Apr 2025·7 min read

Mastering SQL Optimization for Performance and Cost-Efficiency

SQLData EngineeringCloud Costs

In the era of cloud data warehouses like BigQuery, Snowflake, and Redshift, it is dangerously easy to write terribly inefficient SQL. Because the infrastructure scales so seamlessly, poorly written queries often hide behind massive compute power—until the monthly cloud invoice arrives. Let's talk about mastering SQL optimization to save both time and money.

Stop using SELECT *

This is SQL 101, but it remains the most common error I see in production pipelines. Modern analytical databases are columnar. By requesting SELECT *, you force the engine to scan the entire dataset across disk storage, even if your downstream logic only needs two columns. Always specify exactly the columns you need.

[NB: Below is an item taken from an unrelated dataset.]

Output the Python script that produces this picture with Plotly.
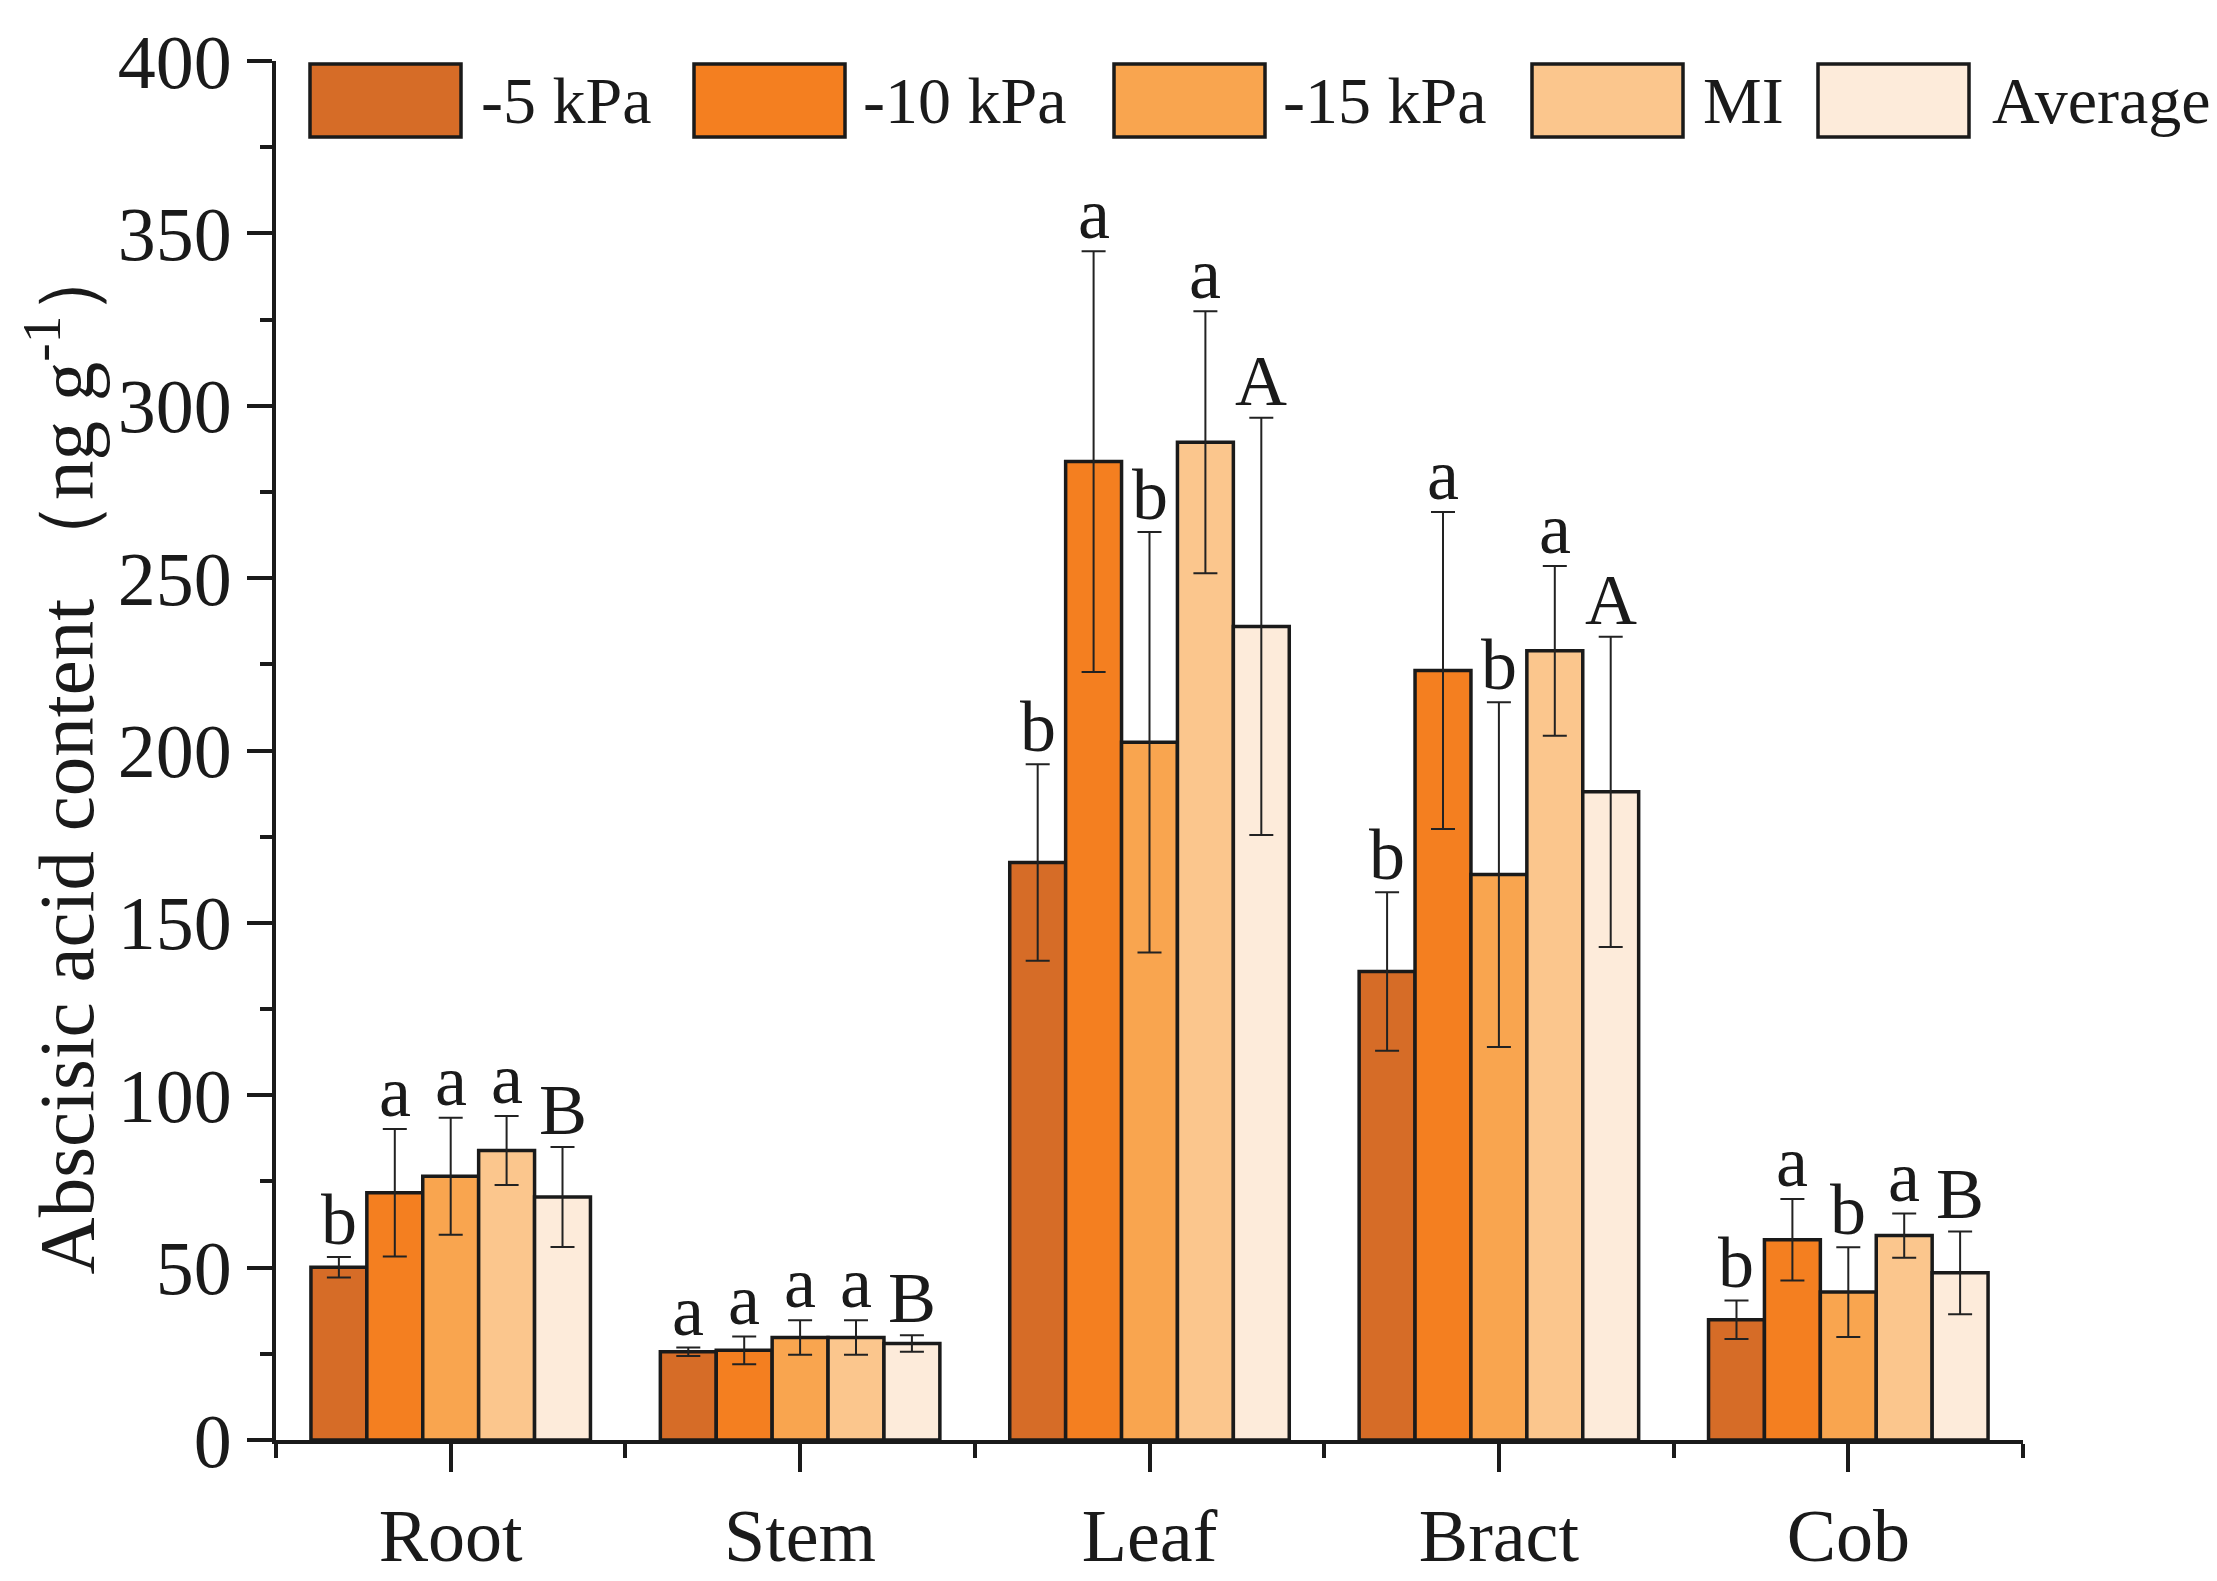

Partitioning and Clustering

If you are building pipelines that query time-series or sequential data, partitioning is not optional. Partitioning divides large tables into smaller, manageable chunks based on a specific column (usually a date). When a query filters by that date, the engine simply ignores all other partitions, radically dropping the bytes billed.

Similarly, understanding and utilizing Execution Plans (using EXPLAIN) is the best way to determine if your joins are broadcasting efficiently or if you are accidentally forcing a full nested-loop iteration over billions of rows. Optimize your pipelines today, your CFO will thank you tomorrow!